**Extracted material:**
|---|
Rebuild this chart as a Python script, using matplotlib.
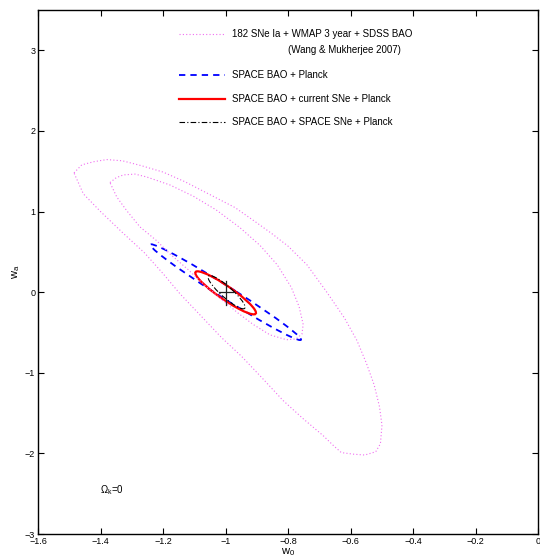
import numpy as np
import matplotlib
matplotlib.use("Agg")
import matplotlib.pyplot as plt
from matplotlib.patches import Ellipse
from matplotlib.ticker import FuncFormatter, MultipleLocator

plt.rcParams["font.family"] = ["Liberation Sans", "DejaVu Sans"]
plt.rcParams["mathtext.default"] = "regular"

# 182 SNe Ia + WMAP3 + SDSS BAO contours
outer_w0 = [-1.485, -1.46, -1.42, -1.38, -1.33, -1.27, -1.20, -1.13, -1.06, -0.97,
            -0.90, -0.85, -0.80, -0.74, -0.68, -0.62, -0.58, -0.55, -0.525, -0.508,
            -0.50, -0.505, -0.52, -0.555, -0.59, -0.63, -0.656, -0.688, -0.752, -0.816,
            -0.882, -0.948, -1.014, -1.08, -1.146, -1.20, -1.26, -1.33, -1.40, -1.455, -1.485]
outer_wa = [1.48, 1.58, 1.62, 1.645, 1.63, 1.57, 1.49, 1.37, 1.23, 1.05,
            0.86, 0.72, 0.57, 0.34, 0.02, -0.32, -0.60, -0.88, -1.15, -1.42,
            -1.65, -1.88, -1.98, -2.02, -2.01, -1.99, -1.90, -1.78, -1.57, -1.345,
            -1.07, -0.80, -0.56, -0.29, -0.02, 0.23, 0.49, 0.74, 1.00, 1.22, 1.48]

inner_w0 = [-1.370, -1.35, -1.327, -1.29, -1.253, -1.178, -1.103, -1.03, -0.954, -0.89,
            -0.835, -0.79, -0.765, -0.752, -0.756, -0.775, -0.805, -0.858, -0.912, -0.96,
            -1.01, -1.065, -1.12, -1.178, -1.221, -1.274, -1.316, -1.348, -1.370]
inner_wa = [1.36, 1.42, 1.455, 1.465, 1.43, 1.33, 1.19, 1.02, 0.80, 0.58,
            0.34, 0.06, -0.18, -0.40, -0.52, -0.58, -0.59, -0.53, -0.40, -0.26,
            -0.10, 0.08, 0.28, 0.475, 0.64, 0.81, 1.01, 1.18, 1.36]

# forecast ellipses: center, sigma(w0), sigma(wa), correlation
ell_names = ["SPACE BAO + Planck", "SPACE BAO + current SNe + Planck",
             "SPACE BAO + SPACE SNe + Planck"]
ell_center = [(-1.0, 0.0), (-1.0, -0.008), (-0.997, 0.0)]
ell_sig_w0 = [0.159, 0.0640, 0.039]
ell_sig_wa = [0.392, 0.176, 0.136]
ell_rho = [-0.988, -0.926, -0.90]

fid_w0, fid_wa = -1.0, 0.0
cross_w0 = [-1.02, -0.975]
cross_wa = [0.14, -0.155]

fig = plt.figure(figsize=(5.4, 5.59), dpi=100)
ax = fig.add_axes([0.0704, 0.0447, 0.9265, 0.9373])

mag = "#f06cf0"
ax.plot(outer_w0, outer_wa, color=mag, lw=0.8, ls=(0, (1, 2)))
ax.plot(inner_w0, inner_wa, color=mag, lw=0.8, ls=(0, (1, 2)))

styles = [dict(edgecolor="#0000ff", lw=1.3, ls=(0, (3.5, 2.8))),
          dict(edgecolor="#ff0000", lw=1.6, ls="-"),
          dict(edgecolor="black", lw=0.8, ls=(0, (5, 2, 1, 2)))]
k = np.sqrt(2.3)
for c, sx, sy, r, st in zip(ell_center, ell_sig_w0, ell_sig_wa, ell_rho, styles):
    cov = np.array([[sx * sx, r * sx * sy], [r * sx * sy, sy * sy]])
    vals, vecs = np.linalg.eigh(cov)
    ang = np.degrees(np.arctan2(vecs[1, 1], vecs[0, 1]))
    e = Ellipse(c, 2 * k * np.sqrt(vals[1]), 2 * k * np.sqrt(vals[0]), angle=ang,
                facecolor="none", **st)
    ax.add_patch(e)

# fiducial cross
ax.plot(cross_w0, [fid_wa, fid_wa], color="#222222", lw=0.9)
ax.plot([fid_w0, fid_w0], cross_wa, color="#222222", lw=0.9)

# legend drawn by hand, MATLAB style
lx0, lx1, tx = 0.281, 0.373, 0.388
rows = [0.954, 0.876, 0.831, 0.786]
ax.plot([lx0, lx1], [rows[0]] * 2, transform=ax.transAxes, color=mag, lw=0.8,
        ls=(0, (1, 2)))
ax.text(tx, rows[0], "182 SNe Ia + WMAP 3 year + SDSS BAO", transform=ax.transAxes,
        fontsize=7, va="center")
ax.text(0.4997, 0.924, "(Wang & Mukherjee 2007)", transform=ax.transAxes,
        fontsize=7, va="center")
leg_ls = ["#0000ff", "#ff0000", "black"]
for y, name, st, col in zip(rows[1:], ell_names, styles, leg_ls):
    ax.plot([lx0, lx1], [y, y], transform=ax.transAxes, color=col, lw=st["lw"],
            ls=st["ls"])
    ax.text(tx, y, name, transform=ax.transAxes, fontsize=7, va="center")

ax.text(-1.402, -2.46, r"$\Omega_k$=0", fontsize=7, va="center")

ax.set_xlim(-1.6, 0)
ax.set_ylim(-3, 3.5)
ax.xaxis.set_major_locator(MultipleLocator(0.2))
ax.set_yticks([-3, -2, -1, 0, 1, 2, 3])


def fmt(v, pos):
    if abs(v) < 1e-9:
        return "0"
    return ("%g" % v).replace("-", "\u2212")


ax.xaxis.set_major_formatter(FuncFormatter(fmt))
ax.yaxis.set_major_formatter(FuncFormatter(fmt))
ax.tick_params(direction="in", top=True, right=True, length=4, width=0.8,
               labelsize=6.5, pad=2)
for s in ax.spines.values():
    s.set_linewidth(1.0)

ax.set_xlabel(r"w$_0$", fontsize=8, labelpad=0)
ax.set_ylabel(r"w$_a$", fontsize=8, labelpad=2)

fig.savefig("out.png", dpi=100)
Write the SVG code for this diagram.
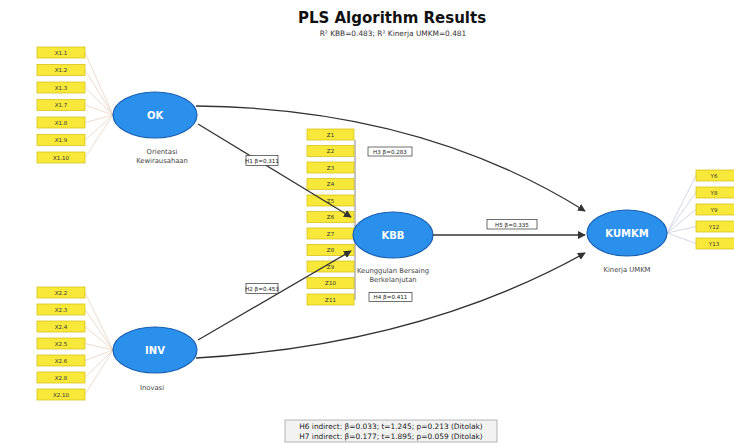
|---|
**Work required:** Pictures are excluded; repeat every record exactly.

**Answer below:**
Rebuild this chart as a Python script, using matplotlib.
import numpy as np
import matplotlib
matplotlib.use("Agg")
import matplotlib.pyplot as plt
from matplotlib.patches import Ellipse
from matplotlib.ticker import FuncFormatter, MultipleLocator

plt.rcParams["font.family"] = ["Liberation Sans", "DejaVu Sans"]
plt.rcParams["mathtext.default"] = "regular"

# 182 SNe Ia + WMAP3 + SDSS BAO contours
outer_w0 = [-1.485, -1.46, -1.42, -1.38, -1.33, -1.27, -1.20, -1.13, -1.06, -0.97,
            -0.90, -0.85, -0.80, -0.74, -0.68, -0.62, -0.58, -0.55, -0.525, -0.508,
            -0.50, -0.505, -0.52, -0.555, -0.59, -0.63, -0.656, -0.688, -0.752, -0.816,
            -0.882, -0.948, -1.014, -1.08, -1.146, -1.20, -1.26, -1.33, -1.40, -1.455, -1.485]
outer_wa = [1.48, 1.58, 1.62, 1.645, 1.63, 1.57, 1.49, 1.37, 1.23, 1.05,
            0.86, 0.72, 0.57, 0.34, 0.02, -0.32, -0.60, -0.88, -1.15, -1.42,
            -1.65, -1.88, -1.98, -2.02, -2.01, -1.99, -1.90, -1.78, -1.57, -1.345,
            -1.07, -0.80, -0.56, -0.29, -0.02, 0.23, 0.49, 0.74, 1.00, 1.22, 1.48]

inner_w0 = [-1.370, -1.35, -1.327, -1.29, -1.253, -1.178, -1.103, -1.03, -0.954, -0.89,
            -0.835, -0.79, -0.765, -0.752, -0.756, -0.775, -0.805, -0.858, -0.912, -0.96,
            -1.01, -1.065, -1.12, -1.178, -1.221, -1.274, -1.316, -1.348, -1.370]
inner_wa = [1.36, 1.42, 1.455, 1.465, 1.43, 1.33, 1.19, 1.02, 0.80, 0.58,
            0.34, 0.06, -0.18, -0.40, -0.52, -0.58, -0.59, -0.53, -0.40, -0.26,
            -0.10, 0.08, 0.28, 0.475, 0.64, 0.81, 1.01, 1.18, 1.36]

# forecast ellipses: center, sigma(w0), sigma(wa), correlation
ell_names = ["SPACE BAO + Planck", "SPACE BAO + current SNe + Planck",
             "SPACE BAO + SPACE SNe + Planck"]
ell_center = [(-1.0, 0.0), (-1.0, -0.008), (-0.997, 0.0)]
ell_sig_w0 = [0.159, 0.0640, 0.039]
ell_sig_wa = [0.392, 0.176, 0.136]
ell_rho = [-0.988, -0.926, -0.90]

fid_w0, fid_wa = -1.0, 0.0
cross_w0 = [-1.02, -0.975]
cross_wa = [0.14, -0.155]

fig = plt.figure(figsize=(5.4, 5.59), dpi=100)
ax = fig.add_axes([0.0704, 0.0447, 0.9265, 0.9373])

mag = "#f06cf0"
ax.plot(outer_w0, outer_wa, color=mag, lw=0.8, ls=(0, (1, 2)))
ax.plot(inner_w0, inner_wa, color=mag, lw=0.8, ls=(0, (1, 2)))

styles = [dict(edgecolor="#0000ff", lw=1.3, ls=(0, (3.5, 2.8))),
          dict(edgecolor="#ff0000", lw=1.6, ls="-"),
          dict(edgecolor="black", lw=0.8, ls=(0, (5, 2, 1, 2)))]
k = np.sqrt(2.3)
for c, sx, sy, r, st in zip(ell_center, ell_sig_w0, ell_sig_wa, ell_rho, styles):
    cov = np.array([[sx * sx, r * sx * sy], [r * sx * sy, sy * sy]])
    vals, vecs = np.linalg.eigh(cov)
    ang = np.degrees(np.arctan2(vecs[1, 1], vecs[0, 1]))
    e = Ellipse(c, 2 * k * np.sqrt(vals[1]), 2 * k * np.sqrt(vals[0]), angle=ang,
                facecolor="none", **st)
    ax.add_patch(e)

# fiducial cross
ax.plot(cross_w0, [fid_wa, fid_wa], color="#222222", lw=0.9)
ax.plot([fid_w0, fid_w0], cross_wa, color="#222222", lw=0.9)

# legend drawn by hand, MATLAB style
lx0, lx1, tx = 0.281, 0.373, 0.388
rows = [0.954, 0.876, 0.831, 0.786]
ax.plot([lx0, lx1], [rows[0]] * 2, transform=ax.transAxes, color=mag, lw=0.8,
        ls=(0, (1, 2)))
ax.text(tx, rows[0], "182 SNe Ia + WMAP 3 year + SDSS BAO", transform=ax.transAxes,
        fontsize=7, va="center")
ax.text(0.4997, 0.924, "(Wang & Mukherjee 2007)", transform=ax.transAxes,
        fontsize=7, va="center")
leg_ls = ["#0000ff", "#ff0000", "black"]
for y, name, st, col in zip(rows[1:], ell_names, styles, leg_ls):
    ax.plot([lx0, lx1], [y, y], transform=ax.transAxes, color=col, lw=st["lw"],
            ls=st["ls"])
    ax.text(tx, y, name, transform=ax.transAxes, fontsize=7, va="center")

ax.text(-1.402, -2.46, r"$\Omega_k$=0", fontsize=7, va="center")

ax.set_xlim(-1.6, 0)
ax.set_ylim(-3, 3.5)
ax.xaxis.set_major_locator(MultipleLocator(0.2))
ax.set_yticks([-3, -2, -1, 0, 1, 2, 3])


def fmt(v, pos):
    if abs(v) < 1e-9:
        return "0"
    return ("%g" % v).replace("-", "\u2212")


ax.xaxis.set_major_formatter(FuncFormatter(fmt))
ax.yaxis.set_major_formatter(FuncFormatter(fmt))
ax.tick_params(direction="in", top=True, right=True, length=4, width=0.8,
               labelsize=6.5, pad=2)
for s in ax.spines.values():
    s.set_linewidth(1.0)

ax.set_xlabel(r"w$_0$", fontsize=8, labelpad=0)
ax.set_ylabel(r"w$_a$", fontsize=8, labelpad=2)

fig.savefig("out.png", dpi=100)
Write the SVG code for this diagram.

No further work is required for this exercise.